-- Exercise --
Would you pull out every line of the material that contains the string "page"?
☆ ☆ ☆
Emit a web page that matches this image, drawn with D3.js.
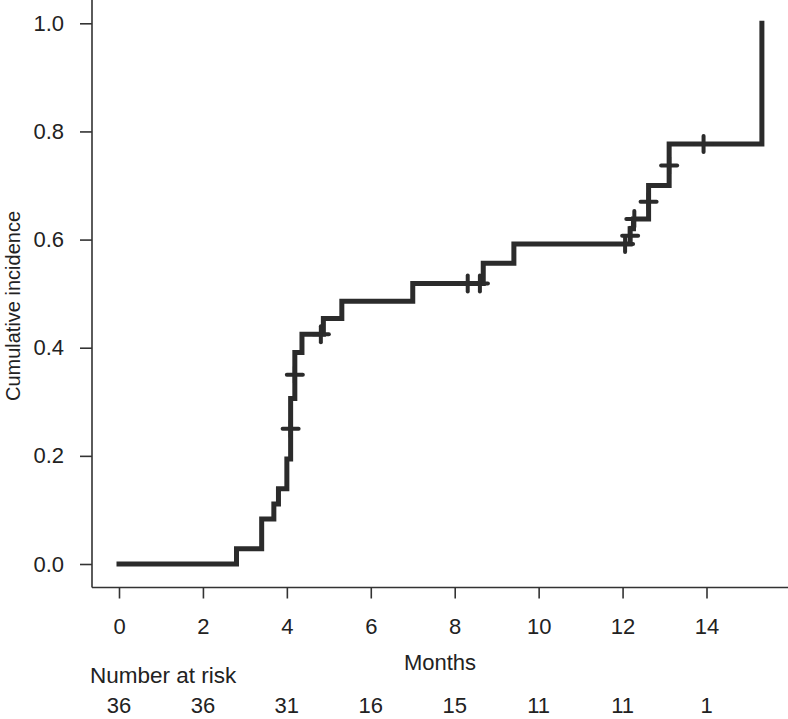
<!DOCTYPE html>
<html><head><meta charset="utf-8">
<script src="https://cdn.jsdelivr.net/npm/d3@7"></script>
<style>body{margin:0;background:#fff}text{font-family:"Liberation Sans",Arial,sans-serif;fill:#222}</style>
</head><body><svg id="c" width="788" height="719"></svg>
<script>
// Step changes of the cumulative incidence curve (time in months, value after the step)
const eventTimes  = [0, 2.80, 3.40, 3.69, 3.80, 4.00, 4.09, 4.19, 4.36, 4.87, 5.31, 7.00, 8.68, 9.41, 12.18, 12.26, 12.62, 13.11, 15.32];
const eventValues = [0, 0.028, 0.083, 0.111, 0.139, 0.194, 0.306, 0.391, 0.425, 0.454, 0.486, 0.519, 0.556, 0.592, 0.620, 0.638, 0.700, 0.777, 1.000];
// Censoring marks
const censorTimes  = [4.09, 4.19, 4.81, 8.31, 8.60, 12.06, 12.18, 12.28, 12.62, 13.11, 13.93];
const censorValues = [0.250, 0.350, 0.425, 0.519, 0.519, 0.592, 0.607, 0.638, 0.670, 0.737, 0.777];
const xTicks = [0, 2, 4, 6, 8, 10, 12, 14];
const yTicks = [0, 0.2, 0.4, 0.6, 0.8, 1.0];
const atRiskTimes = [0, 2, 4, 6, 8, 10, 12, 14];
const atRisk = [36, 36, 31, 16, 15, 11, 11, 1];

const svg = d3.select("#c");
const x = d3.scaleLinear().domain([0, 14]).range([119, 706.5]);
const y = d3.scaleLinear().domain([0, 1]).range([564, 23.3]);
const ink = "#2b2b2b";

// axes frame (L-shaped)
svg.append("line").attr("x1", 92).attr("x2", 92).attr("y1", 0).attr("y2", 587.5)
  .attr("stroke", "#333").attr("stroke-width", 1.6);
svg.append("line").attr("x1", 92).attr("x2", 788).attr("y1", 587.5).attr("y2", 587.5)
  .attr("stroke", "#333").attr("stroke-width", 1.6);

// y axis
const yAxis = d3.axisLeft(y).tickValues(yTicks).tickFormat(d3.format(".1f")).tickSize(12).tickPadding(16);
const gy = svg.append("g").attr("transform", "translate(92,0)").call(yAxis);
gy.select(".domain").remove();
gy.selectAll(".tick line").attr("stroke", "#333").attr("stroke-width", 1.6);
gy.selectAll(".tick text").attr("font-size", 22).attr("font-family", "'Liberation Sans',Arial,sans-serif").attr("fill", "#222");

// x axis
const xAxis = d3.axisBottom(x).tickValues(xTicks).tickFormat(d3.format("d")).tickSize(11).tickPadding(20);
const gx = svg.append("g").attr("transform", "translate(0,587.5)").call(xAxis);
gx.select(".domain").remove();
gx.selectAll(".tick line").attr("stroke", "#333").attr("stroke-width", 1.6);
gx.selectAll(".tick text").attr("font-size", 22).attr("font-family", "'Liberation Sans',Arial,sans-serif").attr("fill", "#222");

// step curve
const pts = eventTimes.map((t, i) => [t, eventValues[i]]);
const line = d3.line().x(d => x(d[0])).y(d => y(d[1])).curve(d3.curveStepAfter);
svg.append("path").attr("d", line(pts)).attr("fill", "none").attr("stroke", ink)
  .attr("stroke-width", 5).attr("stroke-linejoin", "miter").attr("stroke-linecap", "square");

// censor marks (+)
const cg = svg.append("g").attr("stroke", ink).attr("stroke-width", 4).attr("stroke-linecap", "round");
censorTimes.forEach((t, i) => {
  const cx = x(t), cy = y(censorValues[i]);
  cg.append("line").attr("x1", cx - 8).attr("x2", cx + 8).attr("y1", cy).attr("y2", cy);
  cg.append("line").attr("x1", cx).attr("x2", cx).attr("y1", cy - 8).attr("y2", cy + 8);
});

// labels
svg.append("text").attr("transform", "translate(20,306) rotate(-90)").attr("text-anchor", "middle")
  .attr("font-size", 20).text("Cumulative incidence");
svg.append("text").attr("x", 440).attr("y", 670).attr("text-anchor", "middle").attr("font-size", 22).text("Months");
svg.append("text").attr("x", 90).attr("y", 683).attr("font-size", 22.5).text("Number at risk");
svg.append("g").selectAll("text").data(atRisk).join("text")
  .attr("x", (d, i) => x(atRiskTimes[i])).attr("y", 713).attr("text-anchor", "middle")
  .attr("font-size", 22).text(d => d);
</script></body></html>
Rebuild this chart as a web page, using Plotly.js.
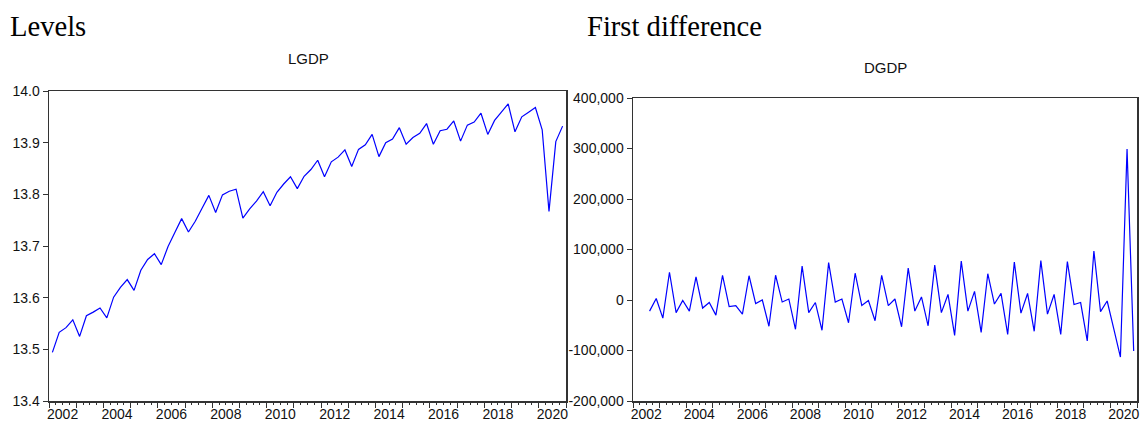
☆ ☆ ☆
-- Complete answer --
Emit a web page that matches this image, drawn with D3.js.
Rebuild this chart as a web page, using Plotly.js.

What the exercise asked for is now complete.